EXERCISE AIM:
Copy out exactly the lines from the first line of the material below through the line containing "showlegend=False))", and nothing beyond them.

SUPPLIED MATERIAL:
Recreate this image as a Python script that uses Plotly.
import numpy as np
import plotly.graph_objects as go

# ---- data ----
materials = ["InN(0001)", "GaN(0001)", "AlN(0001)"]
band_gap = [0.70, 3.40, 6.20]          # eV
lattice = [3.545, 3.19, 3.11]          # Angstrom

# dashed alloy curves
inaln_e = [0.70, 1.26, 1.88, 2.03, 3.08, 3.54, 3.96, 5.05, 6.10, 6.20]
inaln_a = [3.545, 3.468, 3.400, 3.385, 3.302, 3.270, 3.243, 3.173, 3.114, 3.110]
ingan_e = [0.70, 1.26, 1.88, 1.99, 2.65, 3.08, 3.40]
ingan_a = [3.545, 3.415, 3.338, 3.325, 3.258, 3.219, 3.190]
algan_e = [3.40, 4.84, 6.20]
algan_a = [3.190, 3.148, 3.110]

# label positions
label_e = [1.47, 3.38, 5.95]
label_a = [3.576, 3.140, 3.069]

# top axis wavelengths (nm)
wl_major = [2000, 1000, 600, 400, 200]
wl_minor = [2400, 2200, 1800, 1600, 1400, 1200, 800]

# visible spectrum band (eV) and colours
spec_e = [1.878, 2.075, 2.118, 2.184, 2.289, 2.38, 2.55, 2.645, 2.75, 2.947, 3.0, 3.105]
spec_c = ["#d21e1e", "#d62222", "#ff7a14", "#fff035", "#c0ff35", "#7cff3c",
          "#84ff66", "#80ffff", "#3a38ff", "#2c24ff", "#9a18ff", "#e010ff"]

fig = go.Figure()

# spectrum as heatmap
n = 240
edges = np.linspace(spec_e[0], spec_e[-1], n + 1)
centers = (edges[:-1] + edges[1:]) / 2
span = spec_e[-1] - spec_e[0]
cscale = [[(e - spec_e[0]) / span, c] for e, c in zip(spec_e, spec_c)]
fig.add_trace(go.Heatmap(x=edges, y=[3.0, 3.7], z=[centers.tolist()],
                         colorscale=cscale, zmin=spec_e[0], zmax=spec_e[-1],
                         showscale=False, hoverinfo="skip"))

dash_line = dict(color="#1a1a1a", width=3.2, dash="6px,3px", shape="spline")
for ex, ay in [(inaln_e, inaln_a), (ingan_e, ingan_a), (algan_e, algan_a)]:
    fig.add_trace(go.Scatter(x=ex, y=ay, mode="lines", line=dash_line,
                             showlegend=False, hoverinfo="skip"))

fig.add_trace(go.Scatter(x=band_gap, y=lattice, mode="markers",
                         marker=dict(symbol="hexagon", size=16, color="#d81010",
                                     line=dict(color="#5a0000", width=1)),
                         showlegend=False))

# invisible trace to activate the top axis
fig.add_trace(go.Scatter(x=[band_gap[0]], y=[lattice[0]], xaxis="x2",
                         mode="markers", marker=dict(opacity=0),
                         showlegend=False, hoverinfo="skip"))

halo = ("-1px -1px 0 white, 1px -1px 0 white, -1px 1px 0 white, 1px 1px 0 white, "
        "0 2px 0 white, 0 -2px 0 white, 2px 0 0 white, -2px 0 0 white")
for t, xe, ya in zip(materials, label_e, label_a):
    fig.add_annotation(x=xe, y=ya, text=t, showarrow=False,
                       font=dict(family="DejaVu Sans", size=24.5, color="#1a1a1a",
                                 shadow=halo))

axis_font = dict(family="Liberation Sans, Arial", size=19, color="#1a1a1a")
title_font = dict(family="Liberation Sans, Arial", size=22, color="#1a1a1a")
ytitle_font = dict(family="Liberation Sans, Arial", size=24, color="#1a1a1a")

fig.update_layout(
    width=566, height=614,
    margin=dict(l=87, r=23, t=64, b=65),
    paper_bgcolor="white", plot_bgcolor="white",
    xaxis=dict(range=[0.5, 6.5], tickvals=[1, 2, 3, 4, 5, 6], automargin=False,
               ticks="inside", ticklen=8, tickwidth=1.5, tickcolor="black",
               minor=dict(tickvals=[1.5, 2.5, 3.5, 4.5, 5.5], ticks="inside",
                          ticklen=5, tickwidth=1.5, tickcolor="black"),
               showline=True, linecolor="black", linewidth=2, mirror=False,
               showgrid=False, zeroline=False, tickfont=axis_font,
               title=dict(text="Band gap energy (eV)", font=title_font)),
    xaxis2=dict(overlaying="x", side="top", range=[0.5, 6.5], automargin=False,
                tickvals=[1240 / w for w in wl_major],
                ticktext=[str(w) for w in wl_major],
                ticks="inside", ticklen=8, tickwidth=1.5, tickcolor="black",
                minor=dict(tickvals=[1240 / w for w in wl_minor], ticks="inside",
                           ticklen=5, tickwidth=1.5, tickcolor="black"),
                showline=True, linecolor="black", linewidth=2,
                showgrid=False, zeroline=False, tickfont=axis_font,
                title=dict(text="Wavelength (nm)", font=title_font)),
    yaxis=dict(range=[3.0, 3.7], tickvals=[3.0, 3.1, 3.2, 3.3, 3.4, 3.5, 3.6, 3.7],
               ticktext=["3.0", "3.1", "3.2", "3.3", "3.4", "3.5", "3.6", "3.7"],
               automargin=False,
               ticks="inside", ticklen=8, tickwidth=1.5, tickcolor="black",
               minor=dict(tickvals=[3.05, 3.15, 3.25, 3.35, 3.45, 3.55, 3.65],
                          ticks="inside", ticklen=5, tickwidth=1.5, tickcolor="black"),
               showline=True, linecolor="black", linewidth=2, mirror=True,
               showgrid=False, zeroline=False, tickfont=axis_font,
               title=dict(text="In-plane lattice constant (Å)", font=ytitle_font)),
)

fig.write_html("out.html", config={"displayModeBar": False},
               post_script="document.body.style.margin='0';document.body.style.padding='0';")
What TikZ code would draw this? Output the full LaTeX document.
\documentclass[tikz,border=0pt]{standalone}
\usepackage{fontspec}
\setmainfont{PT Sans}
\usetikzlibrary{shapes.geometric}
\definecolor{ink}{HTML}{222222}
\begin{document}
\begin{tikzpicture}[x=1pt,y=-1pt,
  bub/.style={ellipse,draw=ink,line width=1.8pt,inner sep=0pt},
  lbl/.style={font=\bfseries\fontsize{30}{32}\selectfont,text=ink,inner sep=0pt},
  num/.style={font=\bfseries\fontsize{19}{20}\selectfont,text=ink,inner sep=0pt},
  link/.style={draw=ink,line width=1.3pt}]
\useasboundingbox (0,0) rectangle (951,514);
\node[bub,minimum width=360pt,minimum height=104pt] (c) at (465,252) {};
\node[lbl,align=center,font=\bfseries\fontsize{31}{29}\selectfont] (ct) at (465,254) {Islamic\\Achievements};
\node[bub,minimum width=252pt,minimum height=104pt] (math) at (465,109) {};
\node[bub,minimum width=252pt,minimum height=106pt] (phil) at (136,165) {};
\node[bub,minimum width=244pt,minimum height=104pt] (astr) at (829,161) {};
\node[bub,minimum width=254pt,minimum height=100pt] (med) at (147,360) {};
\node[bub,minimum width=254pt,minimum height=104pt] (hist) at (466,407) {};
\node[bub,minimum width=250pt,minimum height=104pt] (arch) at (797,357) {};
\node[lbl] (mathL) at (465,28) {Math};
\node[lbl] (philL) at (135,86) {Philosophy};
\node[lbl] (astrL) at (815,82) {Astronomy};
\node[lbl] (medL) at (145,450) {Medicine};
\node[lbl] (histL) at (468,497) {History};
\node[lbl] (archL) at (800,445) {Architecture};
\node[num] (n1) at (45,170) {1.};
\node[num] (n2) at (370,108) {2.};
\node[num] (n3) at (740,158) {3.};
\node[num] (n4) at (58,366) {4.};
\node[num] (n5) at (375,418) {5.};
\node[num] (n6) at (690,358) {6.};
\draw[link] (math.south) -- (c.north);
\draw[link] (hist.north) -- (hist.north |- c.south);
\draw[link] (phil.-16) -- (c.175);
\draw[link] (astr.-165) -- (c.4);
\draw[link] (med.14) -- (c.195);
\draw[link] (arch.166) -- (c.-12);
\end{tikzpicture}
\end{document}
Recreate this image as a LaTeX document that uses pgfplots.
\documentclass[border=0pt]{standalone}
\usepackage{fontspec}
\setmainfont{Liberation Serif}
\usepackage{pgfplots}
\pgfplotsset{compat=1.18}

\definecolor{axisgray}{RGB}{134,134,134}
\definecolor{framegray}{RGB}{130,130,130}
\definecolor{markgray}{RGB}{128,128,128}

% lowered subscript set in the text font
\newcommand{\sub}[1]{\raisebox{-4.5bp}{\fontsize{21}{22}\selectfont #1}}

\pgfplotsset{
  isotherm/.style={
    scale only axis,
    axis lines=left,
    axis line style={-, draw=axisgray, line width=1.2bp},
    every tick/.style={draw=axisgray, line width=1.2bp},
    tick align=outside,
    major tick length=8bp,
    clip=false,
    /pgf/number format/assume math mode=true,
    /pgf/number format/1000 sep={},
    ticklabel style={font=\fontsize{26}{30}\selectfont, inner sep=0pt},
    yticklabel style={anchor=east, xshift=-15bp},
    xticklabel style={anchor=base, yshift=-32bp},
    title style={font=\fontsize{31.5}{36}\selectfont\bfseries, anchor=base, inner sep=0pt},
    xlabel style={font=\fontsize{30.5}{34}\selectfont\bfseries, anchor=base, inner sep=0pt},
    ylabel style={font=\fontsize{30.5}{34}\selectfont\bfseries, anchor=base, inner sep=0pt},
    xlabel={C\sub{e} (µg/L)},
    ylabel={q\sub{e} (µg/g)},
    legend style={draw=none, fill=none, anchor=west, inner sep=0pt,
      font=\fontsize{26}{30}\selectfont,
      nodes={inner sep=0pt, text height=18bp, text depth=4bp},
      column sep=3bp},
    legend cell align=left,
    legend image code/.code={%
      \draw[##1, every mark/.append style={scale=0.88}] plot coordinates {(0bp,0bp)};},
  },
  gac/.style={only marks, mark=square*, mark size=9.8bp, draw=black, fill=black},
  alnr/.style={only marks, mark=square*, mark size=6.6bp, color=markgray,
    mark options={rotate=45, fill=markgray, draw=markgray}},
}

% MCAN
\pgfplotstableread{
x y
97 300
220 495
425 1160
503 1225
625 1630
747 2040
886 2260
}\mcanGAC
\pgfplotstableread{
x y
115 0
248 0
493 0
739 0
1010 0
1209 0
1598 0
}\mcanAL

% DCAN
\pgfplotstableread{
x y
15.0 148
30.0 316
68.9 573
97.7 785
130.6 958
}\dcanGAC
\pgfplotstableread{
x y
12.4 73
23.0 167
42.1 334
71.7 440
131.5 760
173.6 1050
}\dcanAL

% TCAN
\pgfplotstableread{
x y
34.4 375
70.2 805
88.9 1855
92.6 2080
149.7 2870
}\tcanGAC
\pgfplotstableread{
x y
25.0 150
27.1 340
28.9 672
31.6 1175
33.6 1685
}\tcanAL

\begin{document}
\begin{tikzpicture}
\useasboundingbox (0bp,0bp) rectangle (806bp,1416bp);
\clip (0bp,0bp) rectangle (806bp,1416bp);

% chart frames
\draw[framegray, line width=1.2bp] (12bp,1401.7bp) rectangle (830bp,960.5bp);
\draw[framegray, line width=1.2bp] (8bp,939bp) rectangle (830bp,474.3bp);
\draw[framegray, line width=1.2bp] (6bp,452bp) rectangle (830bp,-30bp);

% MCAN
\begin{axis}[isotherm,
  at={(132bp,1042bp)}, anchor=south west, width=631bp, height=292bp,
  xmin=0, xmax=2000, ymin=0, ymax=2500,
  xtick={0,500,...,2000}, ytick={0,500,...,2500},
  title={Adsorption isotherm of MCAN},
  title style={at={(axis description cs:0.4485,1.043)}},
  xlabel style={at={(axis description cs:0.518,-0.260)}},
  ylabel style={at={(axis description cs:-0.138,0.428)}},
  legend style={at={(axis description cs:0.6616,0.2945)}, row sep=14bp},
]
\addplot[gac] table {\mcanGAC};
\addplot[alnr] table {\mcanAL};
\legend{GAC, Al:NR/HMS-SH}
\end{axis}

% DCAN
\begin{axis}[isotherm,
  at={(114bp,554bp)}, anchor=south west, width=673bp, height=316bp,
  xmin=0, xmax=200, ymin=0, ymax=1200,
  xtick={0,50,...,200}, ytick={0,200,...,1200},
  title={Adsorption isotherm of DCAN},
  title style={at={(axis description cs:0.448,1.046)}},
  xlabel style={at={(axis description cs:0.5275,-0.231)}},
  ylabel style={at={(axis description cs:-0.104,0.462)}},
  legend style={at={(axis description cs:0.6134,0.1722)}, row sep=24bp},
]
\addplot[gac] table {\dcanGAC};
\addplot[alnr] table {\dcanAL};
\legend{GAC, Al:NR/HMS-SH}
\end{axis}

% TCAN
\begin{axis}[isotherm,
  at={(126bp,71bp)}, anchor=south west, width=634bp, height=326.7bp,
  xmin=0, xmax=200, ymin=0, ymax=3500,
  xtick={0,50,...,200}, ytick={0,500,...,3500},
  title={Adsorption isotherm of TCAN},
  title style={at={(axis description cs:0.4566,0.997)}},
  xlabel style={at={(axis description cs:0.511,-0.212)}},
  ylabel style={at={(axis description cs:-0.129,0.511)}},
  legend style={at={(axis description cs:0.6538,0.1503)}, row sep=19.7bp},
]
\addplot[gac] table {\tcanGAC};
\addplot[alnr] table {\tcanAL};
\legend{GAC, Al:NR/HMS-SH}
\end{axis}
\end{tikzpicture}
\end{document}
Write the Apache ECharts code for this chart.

FINAL RESULT:
Recreate this image as a Python script that uses Plotly.
import numpy as np
import plotly.graph_objects as go

# ---- data ----
materials = ["InN(0001)", "GaN(0001)", "AlN(0001)"]
band_gap = [0.70, 3.40, 6.20]          # eV
lattice = [3.545, 3.19, 3.11]          # Angstrom

# dashed alloy curves
inaln_e = [0.70, 1.26, 1.88, 2.03, 3.08, 3.54, 3.96, 5.05, 6.10, 6.20]
inaln_a = [3.545, 3.468, 3.400, 3.385, 3.302, 3.270, 3.243, 3.173, 3.114, 3.110]
ingan_e = [0.70, 1.26, 1.88, 1.99, 2.65, 3.08, 3.40]
ingan_a = [3.545, 3.415, 3.338, 3.325, 3.258, 3.219, 3.190]
algan_e = [3.40, 4.84, 6.20]
algan_a = [3.190, 3.148, 3.110]

# label positions
label_e = [1.47, 3.38, 5.95]
label_a = [3.576, 3.140, 3.069]

# top axis wavelengths (nm)
wl_major = [2000, 1000, 600, 400, 200]
wl_minor = [2400, 2200, 1800, 1600, 1400, 1200, 800]

# visible spectrum band (eV) and colours
spec_e = [1.878, 2.075, 2.118, 2.184, 2.289, 2.38, 2.55, 2.645, 2.75, 2.947, 3.0, 3.105]
spec_c = ["#d21e1e", "#d62222", "#ff7a14", "#fff035", "#c0ff35", "#7cff3c",
          "#84ff66", "#80ffff", "#3a38ff", "#2c24ff", "#9a18ff", "#e010ff"]

fig = go.Figure()

# spectrum as heatmap
n = 240
edges = np.linspace(spec_e[0], spec_e[-1], n + 1)
centers = (edges[:-1] + edges[1:]) / 2
span = spec_e[-1] - spec_e[0]
cscale = [[(e - spec_e[0]) / span, c] for e, c in zip(spec_e, spec_c)]
fig.add_trace(go.Heatmap(x=edges, y=[3.0, 3.7], z=[centers.tolist()],
                         colorscale=cscale, zmin=spec_e[0], zmax=spec_e[-1],
                         showscale=False, hoverinfo="skip"))

dash_line = dict(color="#1a1a1a", width=3.2, dash="6px,3px", shape="spline")
for ex, ay in [(inaln_e, inaln_a), (ingan_e, ingan_a), (algan_e, algan_a)]:
    fig.add_trace(go.Scatter(x=ex, y=ay, mode="lines", line=dash_line,
                             showlegend=False, hoverinfo="skip"))

fig.add_trace(go.Scatter(x=band_gap, y=lattice, mode="markers",
                         marker=dict(symbol="hexagon", size=16, color="#d81010",
                                     line=dict(color="#5a0000", width=1)),
                         showlegend=False))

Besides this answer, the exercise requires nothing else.